++++ DATASET CONTENT

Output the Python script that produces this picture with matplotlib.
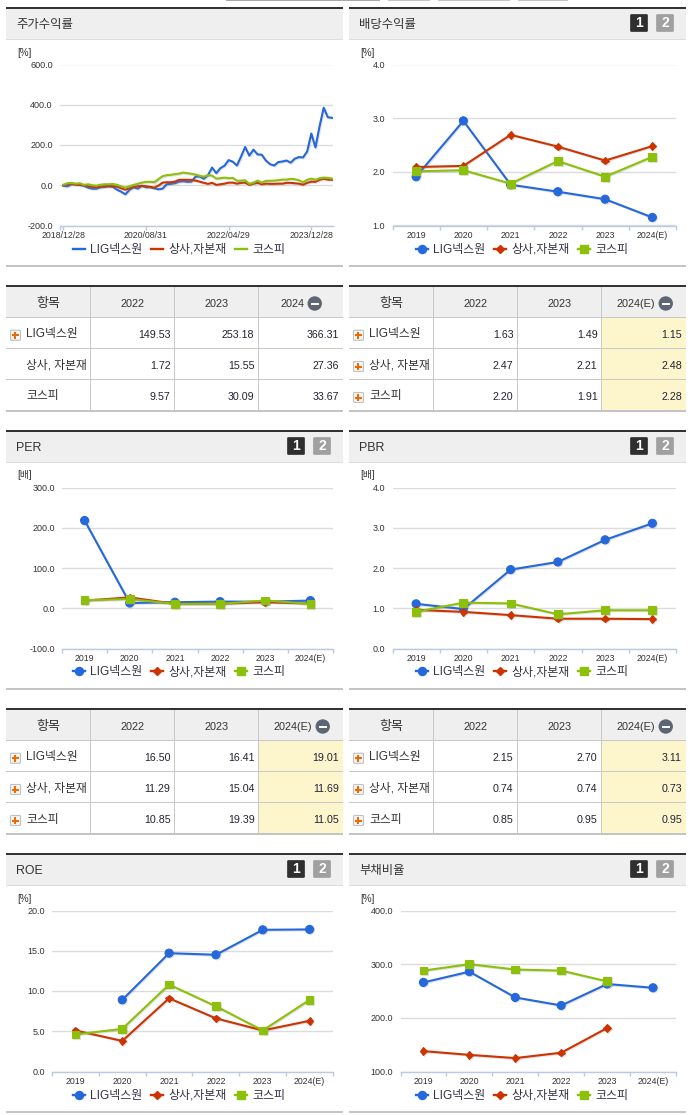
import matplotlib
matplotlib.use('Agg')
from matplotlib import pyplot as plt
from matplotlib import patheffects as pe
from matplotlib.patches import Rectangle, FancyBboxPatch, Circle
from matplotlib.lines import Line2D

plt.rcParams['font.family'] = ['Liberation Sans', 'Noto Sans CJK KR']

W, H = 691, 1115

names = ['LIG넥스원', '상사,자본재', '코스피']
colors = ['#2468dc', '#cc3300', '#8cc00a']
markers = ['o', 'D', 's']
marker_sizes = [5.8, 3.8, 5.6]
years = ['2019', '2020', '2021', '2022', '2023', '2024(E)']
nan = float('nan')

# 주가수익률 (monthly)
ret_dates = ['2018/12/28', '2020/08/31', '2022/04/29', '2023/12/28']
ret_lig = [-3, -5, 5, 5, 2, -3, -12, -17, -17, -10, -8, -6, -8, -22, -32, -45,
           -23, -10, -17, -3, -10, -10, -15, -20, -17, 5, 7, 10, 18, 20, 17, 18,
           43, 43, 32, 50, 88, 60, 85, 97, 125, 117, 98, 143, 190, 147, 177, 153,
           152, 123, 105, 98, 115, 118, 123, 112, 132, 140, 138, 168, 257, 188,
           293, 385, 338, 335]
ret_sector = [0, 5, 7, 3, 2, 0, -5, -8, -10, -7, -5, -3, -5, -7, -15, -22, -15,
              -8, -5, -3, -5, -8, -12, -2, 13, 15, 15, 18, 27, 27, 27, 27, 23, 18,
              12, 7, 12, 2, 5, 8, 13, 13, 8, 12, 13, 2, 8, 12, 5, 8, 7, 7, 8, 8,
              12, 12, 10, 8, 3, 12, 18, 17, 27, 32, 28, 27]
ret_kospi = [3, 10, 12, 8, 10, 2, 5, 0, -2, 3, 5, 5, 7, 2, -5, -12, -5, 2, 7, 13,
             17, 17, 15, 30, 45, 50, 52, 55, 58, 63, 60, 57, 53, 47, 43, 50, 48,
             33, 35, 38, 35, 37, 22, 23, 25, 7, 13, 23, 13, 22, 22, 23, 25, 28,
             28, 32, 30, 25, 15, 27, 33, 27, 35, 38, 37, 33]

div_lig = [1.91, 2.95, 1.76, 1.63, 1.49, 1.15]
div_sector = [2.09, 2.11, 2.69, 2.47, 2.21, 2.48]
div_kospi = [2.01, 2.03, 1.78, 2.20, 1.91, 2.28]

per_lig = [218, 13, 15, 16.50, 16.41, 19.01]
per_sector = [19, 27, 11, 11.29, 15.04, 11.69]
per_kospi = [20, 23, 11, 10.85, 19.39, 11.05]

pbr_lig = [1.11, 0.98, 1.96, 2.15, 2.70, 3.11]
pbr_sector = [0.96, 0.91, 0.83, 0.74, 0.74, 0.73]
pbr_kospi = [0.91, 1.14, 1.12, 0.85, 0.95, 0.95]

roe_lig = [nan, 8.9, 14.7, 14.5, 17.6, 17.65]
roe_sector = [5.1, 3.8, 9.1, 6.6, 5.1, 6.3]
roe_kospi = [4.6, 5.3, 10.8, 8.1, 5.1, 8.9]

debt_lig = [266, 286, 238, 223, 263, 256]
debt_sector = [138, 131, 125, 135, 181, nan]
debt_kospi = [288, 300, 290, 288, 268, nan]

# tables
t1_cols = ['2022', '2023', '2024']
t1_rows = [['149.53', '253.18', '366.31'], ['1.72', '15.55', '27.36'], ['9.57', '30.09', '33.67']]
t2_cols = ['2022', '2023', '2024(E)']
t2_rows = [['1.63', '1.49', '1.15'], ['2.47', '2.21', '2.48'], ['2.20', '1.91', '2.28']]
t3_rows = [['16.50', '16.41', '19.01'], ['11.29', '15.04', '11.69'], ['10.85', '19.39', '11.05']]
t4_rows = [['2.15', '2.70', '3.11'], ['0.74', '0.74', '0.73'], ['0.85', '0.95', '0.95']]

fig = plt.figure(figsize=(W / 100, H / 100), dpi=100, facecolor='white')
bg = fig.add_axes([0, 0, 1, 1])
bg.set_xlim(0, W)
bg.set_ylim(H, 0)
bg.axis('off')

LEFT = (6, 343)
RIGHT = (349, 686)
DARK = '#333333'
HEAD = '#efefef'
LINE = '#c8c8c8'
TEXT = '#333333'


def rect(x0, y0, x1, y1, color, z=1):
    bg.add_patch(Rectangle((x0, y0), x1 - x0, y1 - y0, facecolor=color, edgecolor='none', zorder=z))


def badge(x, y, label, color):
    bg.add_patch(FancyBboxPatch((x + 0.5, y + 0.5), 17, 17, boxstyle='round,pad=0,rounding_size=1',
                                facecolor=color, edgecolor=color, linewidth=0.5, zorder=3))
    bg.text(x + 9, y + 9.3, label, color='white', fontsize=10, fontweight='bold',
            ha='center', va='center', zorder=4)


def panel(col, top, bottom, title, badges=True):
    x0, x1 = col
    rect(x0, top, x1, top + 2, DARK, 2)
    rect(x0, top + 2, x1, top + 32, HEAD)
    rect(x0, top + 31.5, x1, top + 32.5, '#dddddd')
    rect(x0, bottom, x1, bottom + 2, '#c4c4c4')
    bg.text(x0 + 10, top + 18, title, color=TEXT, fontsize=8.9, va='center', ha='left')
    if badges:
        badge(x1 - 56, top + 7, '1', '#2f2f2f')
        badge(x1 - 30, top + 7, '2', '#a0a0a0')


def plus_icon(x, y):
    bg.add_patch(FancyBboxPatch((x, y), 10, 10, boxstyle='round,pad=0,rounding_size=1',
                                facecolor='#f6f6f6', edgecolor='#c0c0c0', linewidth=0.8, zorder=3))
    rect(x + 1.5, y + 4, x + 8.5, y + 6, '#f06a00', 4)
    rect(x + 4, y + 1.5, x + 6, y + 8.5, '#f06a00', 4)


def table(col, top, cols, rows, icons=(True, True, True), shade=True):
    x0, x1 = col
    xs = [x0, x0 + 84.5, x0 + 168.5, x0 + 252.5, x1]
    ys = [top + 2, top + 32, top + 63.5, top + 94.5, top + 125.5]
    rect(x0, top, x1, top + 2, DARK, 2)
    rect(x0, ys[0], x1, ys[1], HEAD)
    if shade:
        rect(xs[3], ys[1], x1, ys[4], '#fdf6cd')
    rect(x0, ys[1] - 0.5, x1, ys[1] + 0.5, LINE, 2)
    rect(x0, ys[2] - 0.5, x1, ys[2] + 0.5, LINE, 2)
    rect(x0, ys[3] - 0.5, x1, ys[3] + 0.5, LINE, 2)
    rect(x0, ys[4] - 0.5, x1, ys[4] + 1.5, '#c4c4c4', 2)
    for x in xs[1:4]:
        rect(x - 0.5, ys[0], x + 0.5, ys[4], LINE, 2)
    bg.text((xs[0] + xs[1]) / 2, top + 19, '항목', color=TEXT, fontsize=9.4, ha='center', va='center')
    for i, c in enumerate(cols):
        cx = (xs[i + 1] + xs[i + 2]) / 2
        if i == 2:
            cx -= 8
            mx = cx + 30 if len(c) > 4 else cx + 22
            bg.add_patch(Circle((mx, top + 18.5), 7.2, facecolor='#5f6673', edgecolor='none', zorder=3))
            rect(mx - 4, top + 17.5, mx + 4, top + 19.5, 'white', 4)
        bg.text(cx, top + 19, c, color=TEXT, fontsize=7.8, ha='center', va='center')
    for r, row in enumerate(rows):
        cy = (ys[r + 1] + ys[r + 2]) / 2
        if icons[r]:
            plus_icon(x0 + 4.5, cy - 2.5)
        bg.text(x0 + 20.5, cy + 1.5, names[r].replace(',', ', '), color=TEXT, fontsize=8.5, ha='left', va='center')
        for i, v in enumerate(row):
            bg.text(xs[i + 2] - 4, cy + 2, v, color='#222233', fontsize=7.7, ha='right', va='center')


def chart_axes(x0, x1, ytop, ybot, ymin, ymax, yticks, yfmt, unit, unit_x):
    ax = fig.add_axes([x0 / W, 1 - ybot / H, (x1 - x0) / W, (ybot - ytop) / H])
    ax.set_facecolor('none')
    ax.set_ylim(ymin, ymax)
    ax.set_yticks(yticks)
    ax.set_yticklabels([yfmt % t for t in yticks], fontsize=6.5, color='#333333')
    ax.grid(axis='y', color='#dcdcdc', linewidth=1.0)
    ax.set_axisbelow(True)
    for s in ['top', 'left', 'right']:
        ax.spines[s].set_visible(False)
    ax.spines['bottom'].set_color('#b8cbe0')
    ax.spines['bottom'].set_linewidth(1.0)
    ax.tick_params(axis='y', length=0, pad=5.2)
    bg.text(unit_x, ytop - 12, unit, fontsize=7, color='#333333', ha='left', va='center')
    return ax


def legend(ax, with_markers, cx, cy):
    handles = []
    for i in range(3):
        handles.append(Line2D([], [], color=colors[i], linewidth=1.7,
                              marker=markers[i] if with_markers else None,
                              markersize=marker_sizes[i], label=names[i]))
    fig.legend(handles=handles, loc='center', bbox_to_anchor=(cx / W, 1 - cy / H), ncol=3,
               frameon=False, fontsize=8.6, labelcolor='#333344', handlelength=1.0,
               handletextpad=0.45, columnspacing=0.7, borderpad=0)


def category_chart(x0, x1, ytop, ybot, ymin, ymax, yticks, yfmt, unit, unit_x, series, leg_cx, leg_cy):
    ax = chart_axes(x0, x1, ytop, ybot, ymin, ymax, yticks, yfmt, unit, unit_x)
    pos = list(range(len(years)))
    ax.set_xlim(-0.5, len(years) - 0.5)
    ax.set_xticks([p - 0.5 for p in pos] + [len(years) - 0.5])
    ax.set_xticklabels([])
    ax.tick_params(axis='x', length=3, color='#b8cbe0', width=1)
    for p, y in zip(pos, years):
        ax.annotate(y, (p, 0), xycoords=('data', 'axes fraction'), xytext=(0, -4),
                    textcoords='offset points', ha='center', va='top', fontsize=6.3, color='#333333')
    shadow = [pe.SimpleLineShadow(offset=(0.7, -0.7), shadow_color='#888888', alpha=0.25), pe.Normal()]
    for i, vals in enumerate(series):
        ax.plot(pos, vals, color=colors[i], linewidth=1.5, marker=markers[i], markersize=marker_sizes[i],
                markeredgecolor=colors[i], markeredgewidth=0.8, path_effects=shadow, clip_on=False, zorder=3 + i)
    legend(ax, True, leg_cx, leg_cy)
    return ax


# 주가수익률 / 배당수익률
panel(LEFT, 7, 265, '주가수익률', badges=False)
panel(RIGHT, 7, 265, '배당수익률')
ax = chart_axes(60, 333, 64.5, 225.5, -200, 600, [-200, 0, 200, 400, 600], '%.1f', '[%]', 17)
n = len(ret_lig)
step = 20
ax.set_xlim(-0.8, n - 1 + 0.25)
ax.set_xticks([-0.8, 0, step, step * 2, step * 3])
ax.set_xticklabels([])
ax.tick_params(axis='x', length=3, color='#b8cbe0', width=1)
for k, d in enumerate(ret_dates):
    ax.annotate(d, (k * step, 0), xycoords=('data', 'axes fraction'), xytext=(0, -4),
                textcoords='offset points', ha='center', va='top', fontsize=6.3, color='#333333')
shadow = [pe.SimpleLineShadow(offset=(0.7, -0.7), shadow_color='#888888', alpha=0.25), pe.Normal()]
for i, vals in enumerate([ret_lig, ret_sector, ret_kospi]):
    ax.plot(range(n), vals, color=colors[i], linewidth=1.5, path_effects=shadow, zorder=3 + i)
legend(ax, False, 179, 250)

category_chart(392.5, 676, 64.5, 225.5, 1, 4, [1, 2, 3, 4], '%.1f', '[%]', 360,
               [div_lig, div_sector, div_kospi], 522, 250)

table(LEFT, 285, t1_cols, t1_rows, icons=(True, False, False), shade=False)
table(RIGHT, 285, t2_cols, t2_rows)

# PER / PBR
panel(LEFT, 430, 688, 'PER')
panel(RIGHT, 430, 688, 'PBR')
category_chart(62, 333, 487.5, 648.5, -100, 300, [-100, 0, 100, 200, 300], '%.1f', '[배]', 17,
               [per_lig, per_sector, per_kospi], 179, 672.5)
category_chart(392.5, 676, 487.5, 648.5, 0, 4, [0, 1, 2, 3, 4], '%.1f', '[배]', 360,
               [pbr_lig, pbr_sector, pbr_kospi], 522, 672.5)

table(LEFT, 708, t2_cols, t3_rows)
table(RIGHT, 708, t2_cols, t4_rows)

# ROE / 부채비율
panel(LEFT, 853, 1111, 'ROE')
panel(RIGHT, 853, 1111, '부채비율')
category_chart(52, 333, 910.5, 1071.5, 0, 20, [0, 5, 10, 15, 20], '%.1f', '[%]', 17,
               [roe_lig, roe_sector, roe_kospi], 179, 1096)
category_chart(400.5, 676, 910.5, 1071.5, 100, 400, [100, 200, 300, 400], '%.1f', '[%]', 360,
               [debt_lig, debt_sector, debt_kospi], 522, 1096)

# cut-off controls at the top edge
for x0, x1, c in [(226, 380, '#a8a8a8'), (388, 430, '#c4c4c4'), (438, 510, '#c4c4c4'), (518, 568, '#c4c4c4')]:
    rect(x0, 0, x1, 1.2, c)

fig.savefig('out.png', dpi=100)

++++++++

* [TASK DIRECTIONS]
Emit the lines of the material exactly, from its first line to the line containing "div_kospi = [2.01, 2.03, 1.78, 2.20, 1.91, 2.28]", inclusive; leave every picture out.

* [THE OUTPUT]
Output the Python script that produces this picture with matplotlib.
import matplotlib
matplotlib.use('Agg')
from matplotlib import pyplot as plt
from matplotlib import patheffects as pe
from matplotlib.patches import Rectangle, FancyBboxPatch, Circle
from matplotlib.lines import Line2D

plt.rcParams['font.family'] = ['Liberation Sans', 'Noto Sans CJK KR']

W, H = 691, 1115

names = ['LIG넥스원', '상사,자본재', '코스피']
colors = ['#2468dc', '#cc3300', '#8cc00a']
markers = ['o', 'D', 's']
marker_sizes = [5.8, 3.8, 5.6]
years = ['2019', '2020', '2021', '2022', '2023', '2024(E)']
nan = float('nan')

# 주가수익률 (monthly)
ret_dates = ['2018/12/28', '2020/08/31', '2022/04/29', '2023/12/28']
ret_lig = [-3, -5, 5, 5, 2, -3, -12, -17, -17, -10, -8, -6, -8, -22, -32, -45,
           -23, -10, -17, -3, -10, -10, -15, -20, -17, 5, 7, 10, 18, 20, 17, 18,
           43, 43, 32, 50, 88, 60, 85, 97, 125, 117, 98, 143, 190, 147, 177, 153,
           152, 123, 105, 98, 115, 118, 123, 112, 132, 140, 138, 168, 257, 188,
           293, 385, 338, 335]
ret_sector = [0, 5, 7, 3, 2, 0, -5, -8, -10, -7, -5, -3, -5, -7, -15, -22, -15,
              -8, -5, -3, -5, -8, -12, -2, 13, 15, 15, 18, 27, 27, 27, 27, 23, 18,
              12, 7, 12, 2, 5, 8, 13, 13, 8, 12, 13, 2, 8, 12, 5, 8, 7, 7, 8, 8,
              12, 12, 10, 8, 3, 12, 18, 17, 27, 32, 28, 27]
ret_kospi = [3, 10, 12, 8, 10, 2, 5, 0, -2, 3, 5, 5, 7, 2, -5, -12, -5, 2, 7, 13,
             17, 17, 15, 30, 45, 50, 52, 55, 58, 63, 60, 57, 53, 47, 43, 50, 48,
             33, 35, 38, 35, 37, 22, 23, 25, 7, 13, 23, 13, 22, 22, 23, 25, 28,
             28, 32, 30, 25, 15, 27, 33, 27, 35, 38, 37, 33]

div_lig = [1.91, 2.95, 1.76, 1.63, 1.49, 1.15]
div_sector = [2.09, 2.11, 2.69, 2.47, 2.21, 2.48]
div_kospi = [2.01, 2.03, 1.78, 2.20, 1.91, 2.28]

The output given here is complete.